緊張もあると思います。セックスを現実のものとして受け入れるまでに時間がかかりましたね。でも、何度かして、慣れてきて。
男子校出身だからか、セーラー服に対する憧れが強くて(笑)。彼女にはセーラー服コスプレをお願いしたりしていました。
1年たつと「魔法が解けた」
――それからどうなりましたか?
最初は女性全員が自分のタイプに見えていたのですが、それは時間とともに変わりました。冷静になり、今の彼女はタイプじゃないかも……と思うようになったんです。最低ですが、ほかの女子のほうが可愛い、と思ったり。最終的に彼女とは別れてしまいました。
――共学に慣れてきたということですね?
そうですね。あと、とても驚いたのは女子のすっぴんとメイク後の顔の違いです。
つきあうと、シャワーを浴びたりして、すっぴんを見るシチュエーションも多いと思うのですが、僕は男子校時代に、女子のすっぴんをほとんど見たことがなかったので、女子のメイク前後の顔の違いに、めちゃくちゃ驚きました。「別人じゃん!」って。

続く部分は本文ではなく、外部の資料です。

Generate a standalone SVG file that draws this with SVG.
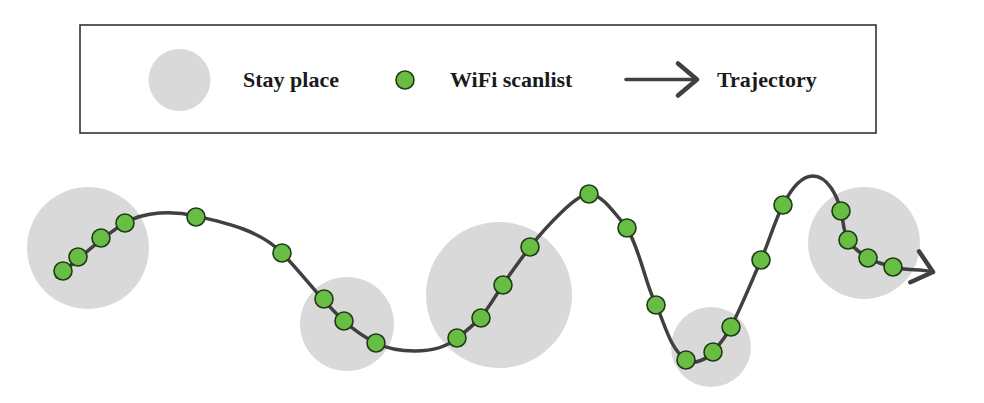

――AVと実際のセックスとのギャップもありましたか?
感じましたね~。最初はすべての女性が可愛く見えていたのですが、慣れてくるとAV女優を基準に考えてしまうようになり、彼女の体を見て、体型の違いがわかるようになってきて。
もともとフィクションであったAVに出てくるような女性を現実世界でも求めるようになっていました。年々つきあう女性に対してルックスの良さを求めるようになっていった気がします。
好きなタイプは「顔」が好みの人。でも少し後悔も……!?
――大学時代から10年たった今の恋愛はどうですか?
僕の男子校時代の友人たちは、30前後になって「まったく恋愛しない(必要ない)やつ」と「結婚しているやつ」に二分しているような気がします。中途半端に女性と遊ぶような人はいないかな……。
僕は後者で、恋愛するということはそもそも結婚前提、と思ってきたので、つきあった彼女とは真剣に向き合ってきたつもりですが、過去の恋愛では、重いといわれることも多かったですね。
――現在、恋人はいますか?
数年つきあってきた彼女と1年前に結婚しました。
――どんな方ですか?
可愛い人です。正直「顔」がタイプだったんです。大学以降に好きになる女性は、全員、顔がタイプでした。
正直、結婚相手の性格はどうでもいい! くらいに考えていました。それで顔がタイプな奥さんと結婚したのですが、思った以上に気が強い女性でした。新婚ですが、すでに尻に敷かれています(苦笑)。